For their study, the authors used national surveys that focused on evangelicals' attitudes about gay people and atheists, by looking at the views of those surveyed on whether members of those groups should be allowed to make a speech, teach in a local college, and/or have an authored book in a public library. They then looked at patterns in the attitudes of evangelicals and found the following:

  • College-educated evangelicals have "significantly higher levels of tolerance" toward atheists and gay people than do those without a college education.
  • Evangelicals -- college educated or not -- show higher levels of tolerance based on whether they live in areas with more college-educated people.
  • Evangelicals without a college education are more likely to show more tolerance based on the education level of their areas than are college-educated evangelicals.

Moore said that the data do not distinguish -- either for the evangelicals or those in their surrounding communities -- whether the colleges attended were religious or secular, so it is not possible to measure the impact of one or another type of higher education.

The authors conclude their paper by noting that increased college participation rates -- both of evangelicals and the population as a whole -- could thus have an unexpected change in social attitudes, with potentially important impacts.

"Should college participation rates continue to increase for both evangelicals and the larger U.S. population alike, we would expect evangelicals’ less tolerant attitudes towards 'threatening' outgroups, such as homosexuals and atheists, to continue to decline.

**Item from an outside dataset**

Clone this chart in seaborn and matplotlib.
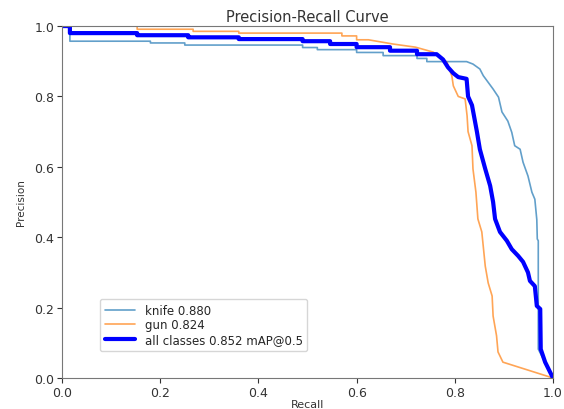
import pandas as pd
import matplotlib
matplotlib.use("Agg")
import matplotlib.pyplot as plt
import seaborn as sns

# PR curve points (recall, precision)
knife_recall = [0.0, 0.016, 0.016, 0.18, 0.18, 0.25, 0.25, 0.49, 0.49, 0.52, 0.52, 0.60, 0.60,
                0.654, 0.654, 0.723, 0.723, 0.743, 0.743, 0.824, 0.837, 0.851, 0.858, 0.868,
                0.878, 0.889, 0.896, 0.908, 0.916, 0.922, 0.933, 0.939, 0.949, 0.957, 0.963,
                0.967, 0.968, 0.970, 0.970, 1.0]
knife_precision = [1.0, 1.0, 0.957, 0.957, 0.952, 0.952, 0.946, 0.946, 0.939, 0.939, 0.933, 0.933, 0.925,
                   0.925, 0.916, 0.916, 0.908, 0.908, 0.899, 0.899, 0.892, 0.878, 0.859, 0.84,
                   0.821, 0.798, 0.756, 0.73, 0.698, 0.66, 0.65, 0.613, 0.574, 0.528, 0.508,
                   0.45, 0.395, 0.39, 0.082, 0.0]

gun_recall = [0.0, 0.153, 0.153, 0.267, 0.267, 0.36, 0.36, 0.57, 0.57, 0.60, 0.60, 0.624, 0.674,
              0.72, 0.756, 0.776, 0.784, 0.794, 0.797, 0.807, 0.821, 0.825, 0.827, 0.835, 0.837,
              0.843, 0.847, 0.855, 0.862, 0.868, 0.876, 0.878, 0.885, 0.888, 0.898, 1.0]
gun_precision = [1.0, 1.0, 0.991, 0.991, 0.985, 0.985, 0.98, 0.98, 0.972, 0.972, 0.961, 0.961, 0.949,
                 0.94, 0.926, 0.906, 0.897, 0.858, 0.83, 0.80, 0.793, 0.745, 0.70, 0.66, 0.594,
                 0.528, 0.452, 0.415, 0.318, 0.27, 0.233, 0.176, 0.12, 0.074, 0.045, 0.0]

all_recall = [0.0, 0.016, 0.016, 0.153, 0.153, 0.257, 0.257, 0.36, 0.36, 0.49, 0.49, 0.546, 0.546,
              0.60, 0.60, 0.668, 0.668, 0.723, 0.723, 0.763, 0.776, 0.786, 0.797, 0.807, 0.824,
              0.827, 0.835, 0.845, 0.851, 0.862, 0.872, 0.878, 0.882, 0.892, 0.906, 0.916,
              0.929, 0.939, 0.949, 0.953, 0.963, 0.967, 0.974, 0.975, 0.984, 1.0]
all_precision = [1.0, 1.0, 0.98, 0.98, 0.974, 0.974, 0.968, 0.968, 0.963, 0.963, 0.957, 0.957, 0.949,
                 0.949, 0.94, 0.94, 0.93, 0.93, 0.92, 0.92, 0.905, 0.883, 0.866, 0.855, 0.85,
                 0.80, 0.775, 0.70, 0.65, 0.594, 0.546, 0.50, 0.452, 0.415, 0.39, 0.366,
                 0.347, 0.33, 0.30, 0.276, 0.261, 0.205, 0.196, 0.082, 0.045, 0.0]

labels = ["knife 0.880", "gun 0.824", "all classes 0.852 mAP@0.5"]

sns.set_style("ticks")

fig, ax = plt.subplots(figsize=(5.64, 4.10), dpi=100)

knife = pd.DataFrame({"recall": knife_recall, "precision": knife_precision})
gun = pd.DataFrame({"recall": gun_recall, "precision": gun_precision})
allc = pd.DataFrame({"recall": all_recall, "precision": all_precision})

sns.lineplot(data=knife, x="recall", y="precision", sort=False, estimator=None,
             color="tab:blue", alpha=0.7, linewidth=1.2, label=labels[0], ax=ax)
sns.lineplot(data=gun, x="recall", y="precision", sort=False, estimator=None,
             color="tab:orange", alpha=0.7, linewidth=1.2, label=labels[1], ax=ax)
sns.lineplot(data=allc, x="recall", y="precision", sort=False, estimator=None,
             color="blue", linewidth=3, label=labels[2], ax=ax)

ax.set_xlim(0, 1)
ax.set_ylim(0, 1)
ax.set_xticks([0.0, 0.2, 0.4, 0.6, 0.8, 1.0])
ax.set_yticks([0.0, 0.2, 0.4, 0.6, 0.8, 1.0])
ax.tick_params(labelsize=9, colors="#333333", pad=2)
ax.set_xlabel("Recall", fontsize=8, color="#333333", labelpad=0)
ax.set_ylabel("Precision", fontsize=7.5, color="#333333", labelpad=6)
ax.set_title("Precision-Recall Curve", fontsize=10.5, color="#333333", pad=4)
for s in ax.spines.values():
    s.set_color("#777777")

ax.legend(loc="lower left", bbox_to_anchor=(0.065, 0.06), fontsize=8.5,
          labelspacing=0.15, handlelength=2.6, borderpad=0.4)

fig.subplots_adjust(left=0.11, right=0.9805, top=0.934, bottom=0.0756)
fig.savefig("out.png", dpi=100)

Such attitudinal shifts could make evangelicals more wary of organized attempts to restrict others’ civil rights and increase adaptation of a 'live and let live' philosophy. Increased tolerance could yield greater civil rights protections for groups such as homosexuals who have to date experienced major opposition from the Christian Right," write Ovadia and Moore.

Citing other sociologists' work about the way many religious groups define themselves in part through opposition to others, they add that as a result of higher education, "the evangelical movement may be weakened by decreasing subcultural distinction and tension between itself and relevant outgroups."